Friday, December 16, 2011

Giving- What Are We Teaching Our Children?

Christmas and Holidays are a time for families and friends to come together.  It is a time of practicing generosity and kindness.  A time to remember those less fortunate and take time to give back to the world. I'm so grateful for this time and hope that it extends in peoples' lives to give and be generous throughout the year, not only during Holiday celebrations.

It does make me think when I cross a situation of how parents, schools and business organizations are encouraging children to give.  Our Health Curriculum includes a volunteer component and often when I ask others what their children do to volunteer or give back, they respond with surprise, "Oh, nothing...yet."  I wonder why we think it is up to everyone else to volunteer their time, money and energy to give back to the world to make it a better place.  I wonder why people leave it up to "someone else" to get it done; and assume that "someone" is or will do "it".  By example, what are we teaching our children?  Our children will grow up copying not only what we say, but even more likely, what we do.

Then I hear of students who are encouraged to volunteer or donate to a food bank for "extra marks" or "bonus points".  I believe this teaches children to give back when there is something in exchange for themselves.  A student will need to give a certain number of food banks in order to earn the points.  Hmmm, this makes me wonder about the definition or meaning of "giving: to present voluntarily and without expecting compensation, to bestow" (

If we offer rewards to our children for the gift of giving, then what are we really teaching them?  If we, as adults, don't give back to the world to make it a better place by example, then can we expect our children to do any different?
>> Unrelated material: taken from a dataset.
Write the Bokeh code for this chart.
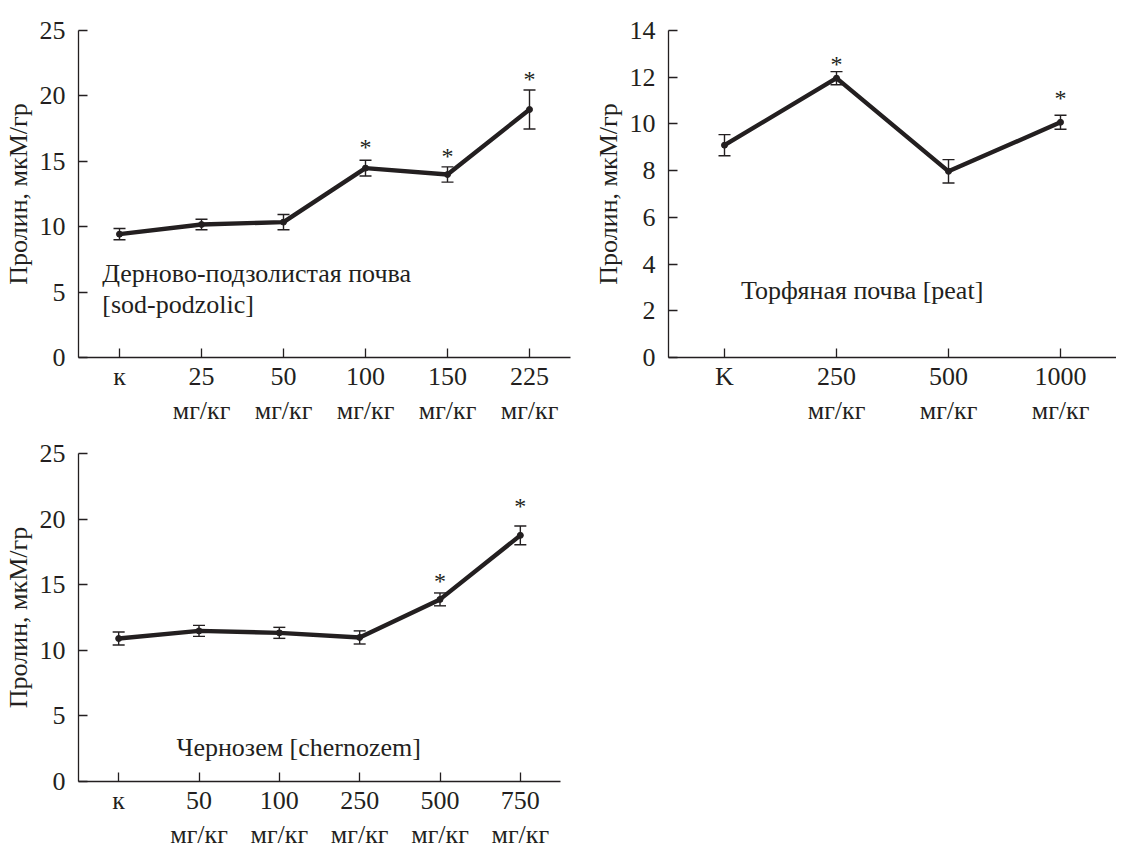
from bokeh.plotting import figure
from bokeh.layouts import column, row
from bokeh.models import Range1d, FactorRange, Whisker, TeeHead, ColumnDataSource
from bokeh.core.properties import value
from bokeh.embed import file_html
from bokeh.resources import INLINE

# ---------------- data ----------------
sod_doses = ["к", "25", "50", "100", "150", "225"]
sod_mean = [9.43, 10.17, 10.35, 14.48, 13.99, 18.96]
sod_err = [0.43, 0.40, 0.58, 0.60, 0.58, 1.49]
sod_star_idx = [3, 4, 5]
sod_star_y = [16.4, 15.7, 21.6]

peat_doses = ["K", "250", "500", "1000"]
peat_mean = [9.09, 11.96, 7.97, 10.07]
peat_err = [0.45, 0.28, 0.50, 0.30]
peat_star_idx = [1, 3]
peat_star_y = [12.73, 11.26]

cher_doses = ["к", "50", "100", "250", "500", "750"]
cher_mean = [10.90, 11.48, 11.33, 10.98, 13.88, 18.76]
cher_err = [0.50, 0.42, 0.42, 0.50, 0.49, 0.71]
cher_star_idx = [4, 5]
cher_star_y = [15.55, 21.33]

unit_label = "мг/кг"
y_label = "Пролин, мкМ/гр"

INK = "#231f20"
FONT = "Liberation Serif"


def style_axis(ax):
    ax.axis_line_color = INK
    ax.axis_line_width = 1.3
    ax.major_tick_line_color = INK
    ax.major_tick_line_width = 1.3
    ax.major_tick_in = 9
    ax.major_tick_out = 0
    ax.minor_tick_line_color = None
    ax.major_label_text_font = FONT
    ax.major_label_text_font_size = "26px"
    ax.major_label_text_color = INK


def make_panel(doses, mean, err, star_idx, star_y, ymax, nticks, width, height,
               borders, notes):
    factors = [d if i == 0 else d + "\n" + unit_label for i, d in enumerate(doses)]
    p = figure(width=width, height=height, output_backend="svg", toolbar_location=None,
               x_range=FactorRange(factors=factors, range_padding=0),
               y_range=Range1d(0, ymax),
               min_border_left=borders[0], min_border_right=borders[1],
               min_border_top=borders[2], min_border_bottom=borders[3])
    p.outline_line_color = None
    p.grid.visible = False
    p.yaxis.ticker.desired_num_ticks = nticks

    style_axis(p.xaxis[0])
    style_axis(p.yaxis[0])
    p.xaxis.major_label_standoff = 4
    p.xaxis.major_label_orientation = "horizontal"
    p.yaxis.major_label_standoff = 9
    p.yaxis.axis_label = y_label
    p.yaxis.axis_label_text_font = FONT
    p.yaxis.axis_label_text_font_size = "26px"
    p.yaxis.axis_label_text_font_style = "normal"
    p.yaxis.axis_label_text_color = INK
    p.yaxis.axis_label_standoff = 4

    upper = [m + e for m, e in zip(mean, err)]
    lower = [m - e for m, e in zip(mean, err)]
    src = ColumnDataSource(dict(x=factors, y=mean, upper=upper, lower=lower))
    w = Whisker(base="x", upper="upper", lower="lower", source=src,
                line_color=INK, line_width=1.4,
                upper_head=TeeHead(size=12, line_color=INK, line_width=1.4),
                lower_head=TeeHead(size=12, line_color=INK, line_width=1.4))
    p.add_layout(w)
    p.line("x", "y", source=src, line_width=4.4, line_color=INK, line_join="round")
    p.scatter("x", "y", source=src, size=6, color=INK)

    p.text(x=[factors[i] for i in star_idx], y=star_y, text=["*"] * len(star_idx),
           text_font=value(FONT), text_font_size="24px", text_align="center",
           text_baseline="middle", y_offset=4, text_color=INK)

    for (tx, ty, tt) in notes:
        p.text(x=[tx], y=[ty], text=[tt], text_font=value(FONT), text_font_size="26px",
               text_align="left", text_baseline="middle", text_color=INK)
    return p


p1 = make_panel(sod_doses, sod_mean, sod_err, sod_star_idx, sod_star_y, 25, 6,
                590, 428, (69, 20, 26, 66),
                [(0.29, 6.4, "Дерново-подзолистая почва"), (0.29, 4.07, "[sod-podzolic]")])

p2 = make_panel(peat_doses, peat_mean, peat_err, peat_star_idx, peat_star_y, 14, 8,
                526, 428, (69, 0, 30, 66),
                [(0.648, 2.85, "Торфяная почва [peat]")])

p3 = make_panel(cher_doses, cher_mean, cher_err, cher_star_idx, cher_star_y, 25, 6,
                580, 424, (68, 20, 25, 62),
                [(1.22, 2.57, "Чернозем [chernozem]")])

layout = column(row(p1, p2), p3)

open("out.html", "w").write(file_html(layout, INLINE))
Christmas is a time to be generous, not only to people we know and love, but to others that we do not even know. It is also something we all need to be doing all year round to make our world a better place. Jewish Rabbi Hillel is famous for his quote: “If I am not for myself, then who will be for me? And if I am only for myself, then what am I? And if not now, when?”

By writing this post, I'm not trying to place blame on anyone.  I'm just reflecting on the examples and reasons we give to our children to give back to the world.  To think about what we are doing to make our world a better place.  What examples are we giving our children? Are we teaching them to give without expecting anything in return? Or, are we promoting an iGeneration; one where there has to be something in it for the individual before they will participate in the gift of giving?

One of my favorite books to show children about the gift of giving (to give without expecting something in return) is Shel Silverstein's The Giving Tree. Maybe it's a good time to read it again!  Merry Christmas and Happy Holidays.